What If… (Troubleshooting)

  • What if they find out?
    • Don’t panic. If you hear a rumor they “might know,” just deny, deny, deny. But if they flat-out know, just pivot. Call them and say, “Okay, you caught us! But we’ve still planned an amazing party to celebrate you, and everyone is so excited to come. The surprise is just that it’s happening tonight!”
  • What if they are late?
    • This is why your co-conspirator is so important. They are in charge of the guest of honor. If “The Lure” was a 7:30 reservation, they are responsible for getting them there. In the meantime, you (the host) must keep your guests entertained. Refresh the food, turn the music up a bit, and let them mingle.
  • What if they seem angry or overwhelmed?
    • This is why that first step was so important. But if it happens, give them space. Don’t force them to be “on.” Let them have a quiet minute to recover. Focus on the love in the room. They will almost always come around when the initial shock wears off.

It All Starts with the Invitation

Knowing how to host a surprise party is all about meticulous planning. It’s the ultimate gift, and the planning itself is an act of love.

The very first piece of that plan—and your most important tool for ensuring secrecy—is the invitation. You need something that clearly, boldly, and excitingly communicates the “SURPRISE!” part so no one misses it.
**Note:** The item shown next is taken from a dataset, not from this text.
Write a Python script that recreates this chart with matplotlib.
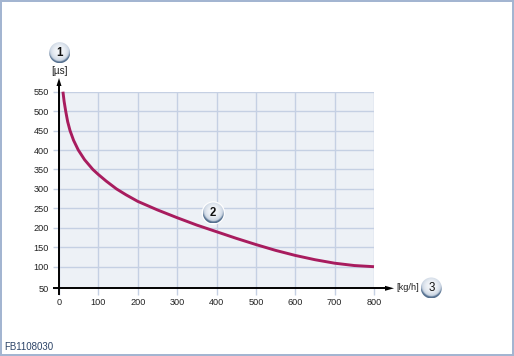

Use Partyza’s birthday video invitation maker to create an animated, unmissable invitation that gets everyone on the same page and builds the secret excitement.

Frequently Asked Questions (FAQs)

1. How do I keep a surprise party a secret on social media?

This is non-negotiable. You must include this rule on your invitation: “NO SOCIAL MEDIA. Please do not post anything about this party before or during the event. After [Name] has arrived, you are free to post, but do not tag them in any ‘planning’ posts.”

2. What’s the best “lure” for a surprise party?

The best lures are non-negotiable and have a specific dress code. A “work event,” a “charity dinner,” or “non-refundable tickets” are all excellent. The worst lures are casual, like “let’s hang out,” because they are too easy for the guest of honor to cancel if they are “too tired.”

3. How early should guests really arrive?

Guests must arrive at least 30 minutes before the guest of honor. I recommend 45-60 minutes. This builds in a buffer for latecomers. The worst thing that can happen is a guest arriving at the same time as the guest of honor.

4. What if the guest of honor hates surprises?

I’ll say it again: Don’t throw one. It’s not a gift if it causes them anxiety. Instead, use your planning energy to throw them a fantastic “planned” party that they can look forward to. You can even make the details a surprise (like a surprise guest, a special video message, or a theme they’ll love).

5.What is the hardest part of figuring out how to host a surprise party?

The hardest part is twofold: 1) Keeping the secret from the guest of honor, and 2) Managing the guests. You must be extremely clear in your invitations about the “SURPRISE” element, the arrival times, and the secret parking plan.